Ärmelkanal-Flüchtlinge: Paris sagte Treffen mit London ab

Im Streit über die politische Verantwortung für das Flüchtlingsdrama mit 27 Toten im Ärmelkanal hat der französische Innenminister Gerald Darmanin ein Treffen mit seiner britischen Amtskollegin Priti Patel abgesagt.

In einer Nachricht an Patel, die der Nachrichtenagentur AFP heute vorlag, begründete er die Absage mit einem Brief, in dem der britische Premierminister Boris Johnson den französischen Präsidenten Emmanuel Macron zur Rücknahme von Geflüchteten aufforderte.

Darmanin schrieb darin, dass der Brief an sich zwar eine „Enttäuschung“ sei – die Tatsache, dass Johnson diesen Brief auch noch öffentlich gemacht habe, sei aber noch „schlimmer“. Stattdessen sollen sich die zuständigen Minister von Frankreich, Belgien, den Niederlanden und Deutschland am Sonntag gemeinsam mit Vertretern der EU-Kommission im nordfranzösischen Calais nun ohne britische Beteiligung treffen, wie die AFP aus Kreisen des französischen Innenministeriums erfuhr.

Shapps: Ausladung „überdenken“

Ein britischer Regierungsvertreter forderte Frankreich auf, die Ausladung Großbritanniens zu „überdenken“. Verkehrsminister Grant Shapps sagte am Freitag der BBC, er „hoffe, die Franzosen werden es sich noch einmal überlegen“. Das sei auch im französischen Interesse, fügte er hinzu.

„Keine Nation kann das alleine bewältigen“, sagte Shapps mit Blick auf die Migration.
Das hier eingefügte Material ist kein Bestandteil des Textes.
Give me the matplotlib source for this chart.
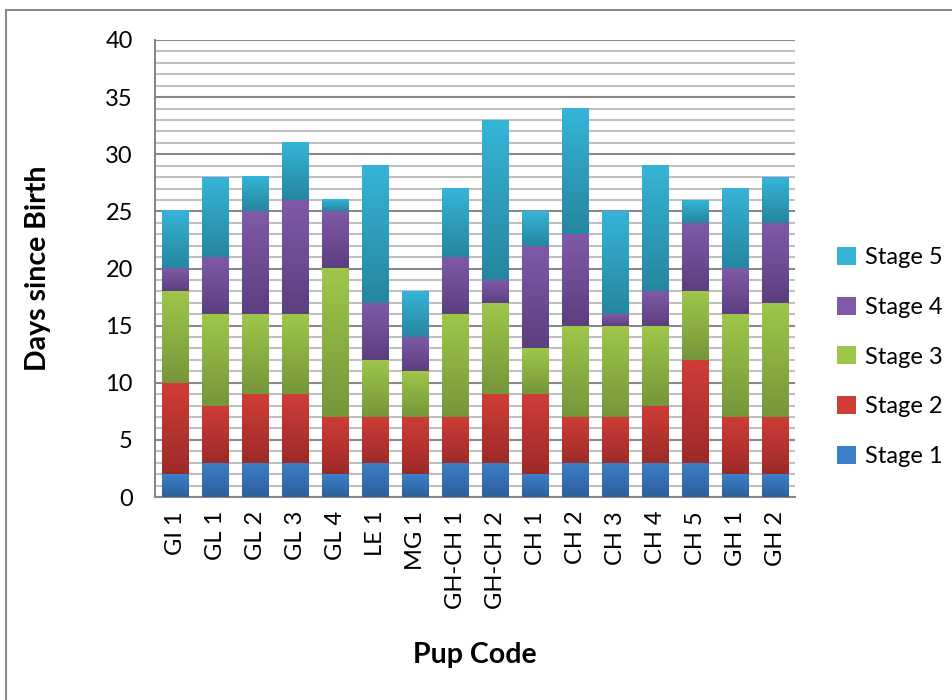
import numpy as np
import matplotlib.pyplot as plt
from matplotlib.colors import to_rgb
from matplotlib.patches import Patch, Rectangle

plt.rcParams['font.family'] = ['Lato', 'DejaVu Sans']

# data: days spent in each stage per pup
pups = ["GI 1", "GL 1", "GL 2", "GL 3", "GL 4", "LE 1", "MG 1", "GH-CH 1",
        "GH-CH 2", "CH 1", "CH 2", "CH 3", "CH 4", "CH 5", "GH 1", "GH 2"]
stage1 = [2, 3, 3, 3, 2, 3, 2, 3, 3, 2, 3, 3, 3, 3, 2, 2]
stage2 = [8, 5, 6, 6, 5, 4, 5, 4, 6, 7, 4, 4, 5, 9, 5, 5]
stage3 = [8, 8, 7, 7, 13, 5, 4, 9, 8, 4, 8, 8, 7, 6, 9, 10]
stage4 = [2, 5, 9, 10, 5, 5, 3, 5, 2, 9, 8, 1, 3, 6, 4, 7]
stage5 = [5, 7, 3, 5, 1, 12, 4, 6, 14, 3, 11, 9, 11, 2, 7, 4]
stages = [stage1, stage2, stage3, stage4, stage5]
names = ["Stage 1", "Stage 2", "Stage 3", "Stage 4", "Stage 5"]

# (top colour, bottom colour) for the gradient fill
colors = [("#3d7fc8", "#2d5f9c"),
          ("#d03c38", "#9c2b28"),
          ("#9ec74a", "#76963a"),
          ("#7f5aa9", "#5c3f7f"),
          ("#36b4d8", "#26869f")]

fig = plt.figure(figsize=(9.52, 7), dpi=100)
ax = fig.add_axes([155/952, 1 - 497/700, 640/952, 457/700])

x = np.arange(len(pups))
w = 0.67
bottom = np.zeros(len(pups))
for vals, (ctop, cbot) in zip(stages, colors):
    bars = ax.bar(x, vals, w, bottom=bottom, color='none', edgecolor='none', zorder=3)
    grad = np.linspace(to_rgb(ctop), to_rgb(cbot), 64).reshape(64, 1, 3)
    for b in bars:
        x0, y0 = b.get_x(), b.get_y()
        ax.imshow(grad, extent=[x0, x0 + b.get_width(), y0, y0 + b.get_height()],
                  aspect='auto', interpolation='bilinear', zorder=3)
    bottom += np.array(vals)

ax.set_xlim(-0.5, len(pups) - 0.5)
ax.set_ylim(0, 40)
ax.set_yticks(range(0, 41, 5))
ax.set_yticks(range(0, 41, 1), minor=True)
ax.grid(True, which='major', axis='y', color='#888888', linewidth=1.5, zorder=0)
ax.grid(True, which='minor', axis='y', color='#c0c0c0', linewidth=1.5, zorder=0)
ax.set_axisbelow(True)
ax.set_xticks(x)
ax.set_xticklabels(pups, rotation=90, fontsize=17)
ax.tick_params(axis='y', which='both', length=0, labelsize=17, pad=16)
ax.tick_params(axis='x', length=0, pad=10)
for s in ['top', 'right']:
    ax.spines[s].set_visible(False)
for s in ['left', 'bottom']:
    ax.spines[s].set_color('#888888')
    ax.spines[s].set_linewidth(1.5)

ax.set_ylabel("Days since Birth", fontsize=20.5, fontweight='bold', va='center')
ax.yaxis.set_label_coords((38 - 155) / 640, (497 - 268) / 457)
ax.set_xlabel("Pup Code", fontsize=20.5, fontweight='bold', va='center')
ax.xaxis.set_label_coords((475 - 155) / 640, (497 - 655) / 457)

handles = [Patch(facecolor=c[0], edgecolor='none') for c in colors]
leg = fig.legend(handles[::-1], names[::-1], loc='center left',
                 bbox_to_anchor=(828/952, 1 - 357/700), frameon=False,
                 fontsize=17, handlelength=0.8, handleheight=0.8,
                 handletextpad=0.35, labelspacing=1.2, borderaxespad=0)

# outer chart border
fig.patches.append(Rectangle((6/952, -0.1), 1.1, 1 - 10/700 + 0.1,
                             transform=fig.transFigure, fill=False,
                             edgecolor='#888888', linewidth=1.5))

fig.savefig("out.png", dpi=100)
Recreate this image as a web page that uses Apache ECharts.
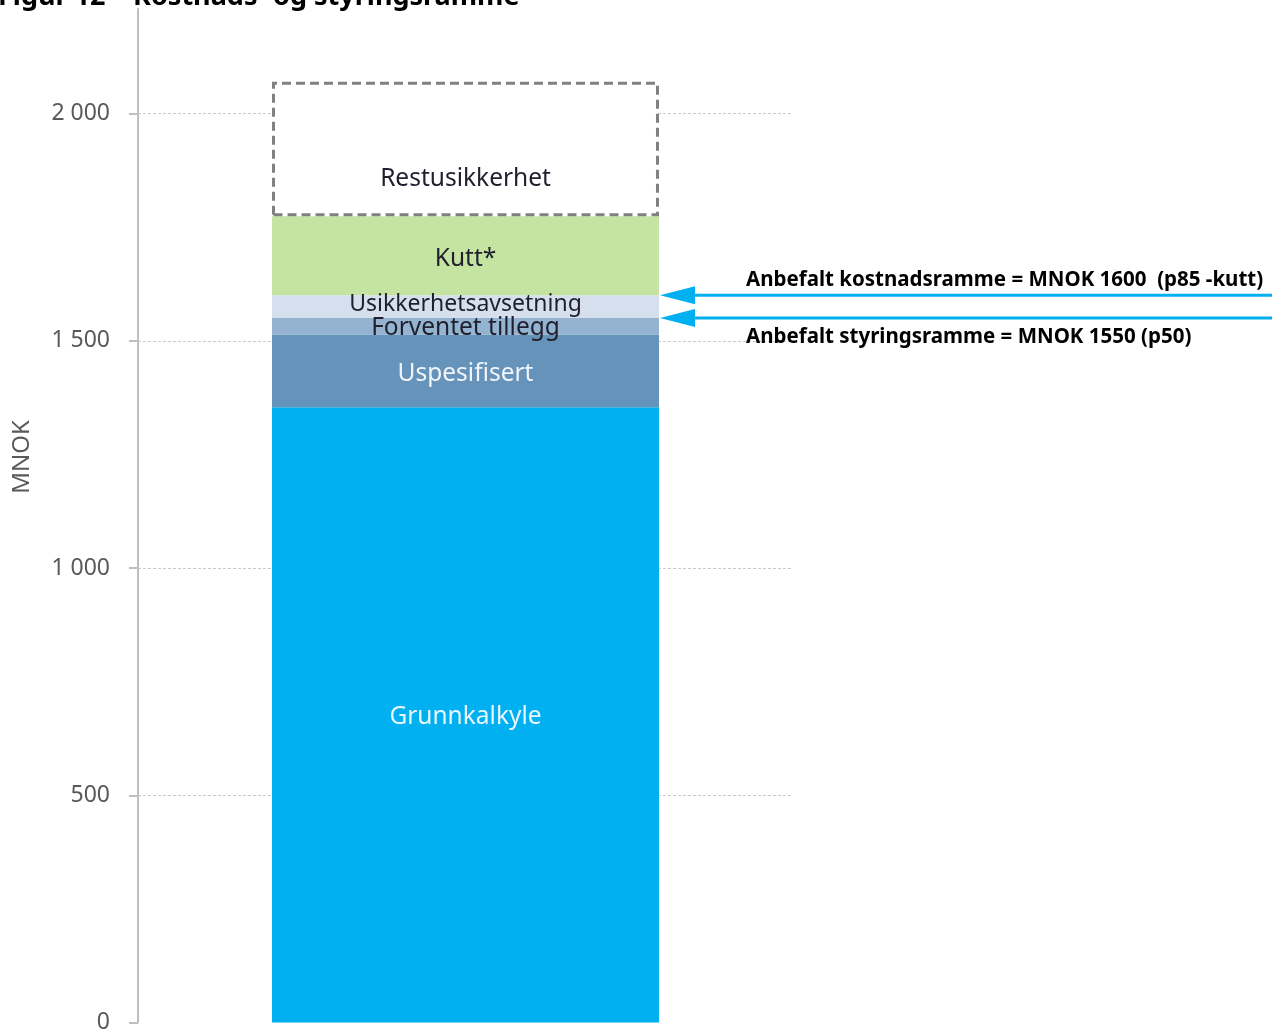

Beratungen zwischen Großbritannien und Frankreich seien „sicherlich im Interesse der Menschen, die auf tragische Weise ins Vereinigte Königreich geschmuggelt werden“, betonte er.

Johnson argumentiert mit Menschenhandel

Paris hatte zuvor mitgeteilt, bei dem Treffen mit den anderen Ländern „Mittel und Wege zur Stärkung der polizeilichen, gerichtlichen und humanitären Zusammenarbeit festlegen“ zu wollen, um „besser gegen die Schleppernetzwerke vorzugehen“.

In seinem Schreiben von gestern Abend hatte Johnson Macron mitgeteilt, die Rücknahme von Migranten „würde die Überfahrten erheblich reduzieren – wenn nicht gar stoppen – und Tausende Menschenleben retten, indem sie das Geschäftsmodell der kriminellen Banden, die hinter dem Menschenhandel stehen, grundlegend stören“.

Auch Paris für stärkere Zusammenarbeit

Johnson schlug eine stärkere Zusammenarbeit mit Frankreich vor, etwa durch gemeinsame Grenzpatrouillen, Luftüberwachung und den Austausch von Informationen. „Wir sind bereit, Anfang nächster Woche mit solchen Patrouillen zu beginnen“, schrieb Johnson in dem Brief, den er auf Twitter veröffentlichte.

Zuvor hatte Innenministerin Patel mit ihrem französischen Amtskollegen Darmanin gesprochen, um Pläne für eine stärkere „Zusammenarbeit und Innovation“ vorzustellen, wie es in einer Erklärung hieß. Die beiden sollten sich am Wochenende treffen. Patel wollte zudem Beamte nach Paris schicken, nachdem sie angeboten hatte, mehr Personal an Ort und Stelle für den Kampf gegen Schmuggler zu stellen.